Participation in Early Head Start (EHS) can help prevent child abuse and other maltreatment, as well as support other positive long-term family stability outcomes. That’s according to a study published in Child Trends this month, which linked EHS enrollment data to child welfare reports in 15 states, over 16 years.
Beth Green, Portland State University’s Director of Early Childhood and Family Support Research at the Center for Improvement of Child and Family Services, and one of the study’s co-authors said that the ability to look at not just program outcomes, but the factors that drive those outcomes was the most important takeaway from the study.
“The validating thing to me was that we were able to pull out some of the key mechanisms [of change], supporting the idea that you have to address family-level characteristics and issues as well,” she said. “Those can really set families and kids on a trajectory that is protective.”
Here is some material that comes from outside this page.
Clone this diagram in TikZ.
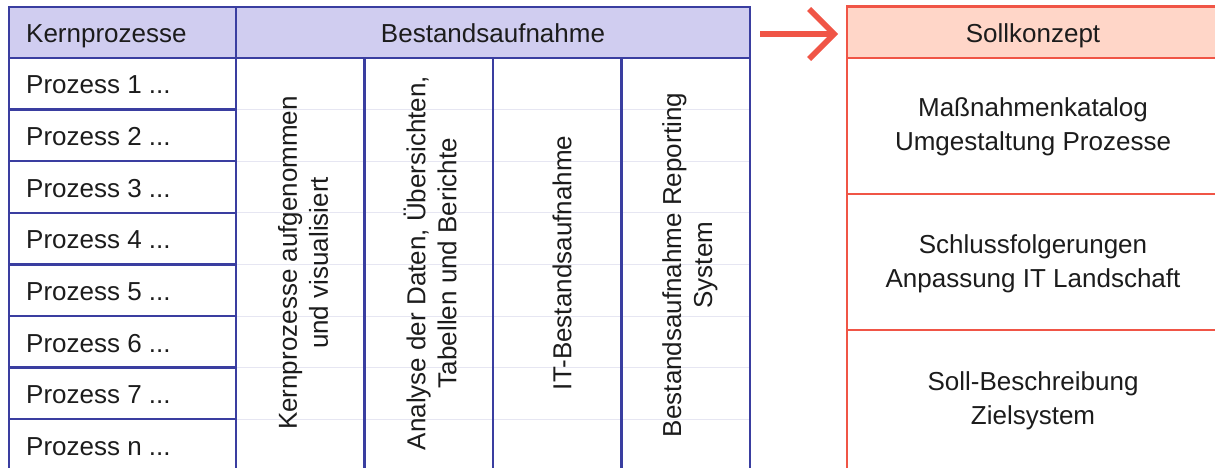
\documentclass[tikz,border=0pt]{standalone}
\usepackage{fontspec}
\setmainfont{Liberation Sans}
\usetikzlibrary{arrows.meta}
\definecolor{navy}{RGB}{58,62,160}
\definecolor{lavender}{RGB}{208,205,240}
\definecolor{faint}{RGB}{230,230,242}
\definecolor{coral}{RGB}{240,85,70}
\definecolor{peach}{RGB}{255,214,200}
\definecolor{ink}{RGB}{28,28,28}
\tikzset{
  blueline/.style={draw=navy, line width=2.5pt},
  redline/.style={draw=coral, line width=2.5pt},
  leftlabel/.style={anchor=base west, inner sep=0pt, text=ink, font=\fontsize{26}{30}\selectfont},
  vlabel/.style={rotate=90, align=center, inner sep=0pt, text=ink, font=\fontsize{26}{31}\selectfont},
  rlabel/.style={align=center, inner sep=0pt, text=ink, font=\fontsize{26}{34}\selectfont},
}
\begin{document}
\begin{tikzpicture}[x=1pt,y=-1pt]
\useasboundingbox (0,0) rectangle (1215,468);
\clip (0,0) rectangle (1215,468);

% faint row rules running through the merged cells
\foreach \y in {109.6,161.2,212.8,264.4,316,367.6,419.2}
  \draw[faint, line width=1pt] (236,\y) -- (750,\y);

% Bestandsaufnahme table
\fill[lavender] (9,7) rectangle (750,58);
\draw[blueline] (9,7) rectangle (750,58);
\draw[blueline] (236,7) -- (236,58);
\foreach \x in {9,236,364.5,493,621.5,750}
  \draw[blueline] (\x,58) -- (\x,480);
\foreach \y in {109.6,161.2,212.8,264.4,316,367.6,419.2}
  \draw[blueline] (9,\y) -- (236,\y);

% Sollkonzept table
\fill[peach] (847,6.5) rectangle (1222,58);
\draw[redline] (847,6.5) rectangle (1222,58);
\foreach \x in {847,1222}
  \draw[redline] (\x,58) -- (\x,480);
\foreach \y in {194,330}
  \draw[redline] (847,\y) -- (1222,\y);

% header texts
\node[leftlabel] (kp) at (26,43) {Kernprozesse};
\node[text=ink, inner sep=0pt, anchor=base, font=\fontsize{26}{30}\selectfont] (ba) at (493,43) {Bestandsaufnahme};
\node[text=ink, inner sep=0pt, anchor=base, font=\fontsize{26}{30}\selectfont] (sk) at (1033,43) {Sollkonzept};

% process rows
\node[leftlabel] (p1) at (26,94) {Prozess 1 ...};
\node[leftlabel] (p2) at (26,145.6) {Prozess 2 ...};
\node[leftlabel] (p3) at (26,197.2) {Prozess 3 ...};
\node[leftlabel] (p4) at (26,248.8) {Prozess 4 ...};
\node[leftlabel] (p5) at (26,300.4) {Prozess 5 ...};
\node[leftlabel] (p6) at (26,352) {Prozess 6 ...};
\node[leftlabel] (p7) at (26,403.6) {Prozess 7 ...};
\node[leftlabel] (pn) at (26,455.2) {Prozess n ...};

% vertical column texts
\node[vlabel] (c1) at (303,263) {Kernprozesse aufgenommen\\und visualisiert};
\node[vlabel] (c2) at (430,263) {Analyse der Daten, Übersichten,\\Tabellen und Berichte};
\node[vlabel] (c3) at (562,263) {IT-Bestandsaufnahme};
\node[vlabel] (c4) at (690,265) {Bestandsaufnahme Reporting\\System};

% target concept texts
\node[rlabel] (s1) at (1033,127) {Maßnahmenkatalog\\Umgestaltung Prozesse};
\node[rlabel] (s2) at (1033,264) {Schlussfolgerungen\\Anpassung IT Landschaft};
\node[rlabel] (s3) at (1033,401) {Soll-Beschreibung\\Zielsystem};

% transition arrow
\coordinate (arrS) at (760,34);
\coordinate (arrE) at (838,34);
\draw[coral, line width=5.5pt, -{Straight Barb[length=25pt, width=50pt]}] (arrS) -- (arrE);
\end{tikzpicture}
\end{document}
Though a reduction in child maltreatment is not an explicit goal of Early Head Start, Green and her PSU colleagues, Carrier Furrer and Mary Beth Sanders, along with researchers from Child Trends and Boston Children’s Hospital found that children participating in the program at age three were 10–22 percent less likely to be involved in the child welfare system.
Authors credited this to improved parent-child relationships fostered through reductions in family conflict and parenting-related stress, parent education to support warm and nurturing relationships, and the children’s improved cognitive development. The study also found long-term reduction in child maltreatment, defined as substantiated reports of child neglect, physical, and/or sexual abuse.
Green noted two major challenges in conducting the study: Overcoming barriers to access child-level data sets and reconciling the variability in how states maintained those records. Negotiating agreements just to obtain the data took anywhere from 7–42 months, while acquiring the data took another 9–12 months, requiring an attitude and approach that Green summed up as, “Don’t ever say die. We were committed. I described our approach as a friendly pit bull.”
In the end, Green was pleased to find that, “we were actually able to match a reasonable number of kids and the data made sense…It’s incredibly validating and important for the field.”
Early Head Start, one of the largest federally-funded programs for infants and toddlers ages 0–3, currently serves just a small percentage of eligible families. It touts a two-generation approach to early childhood programming that includes parent education and support as a key element.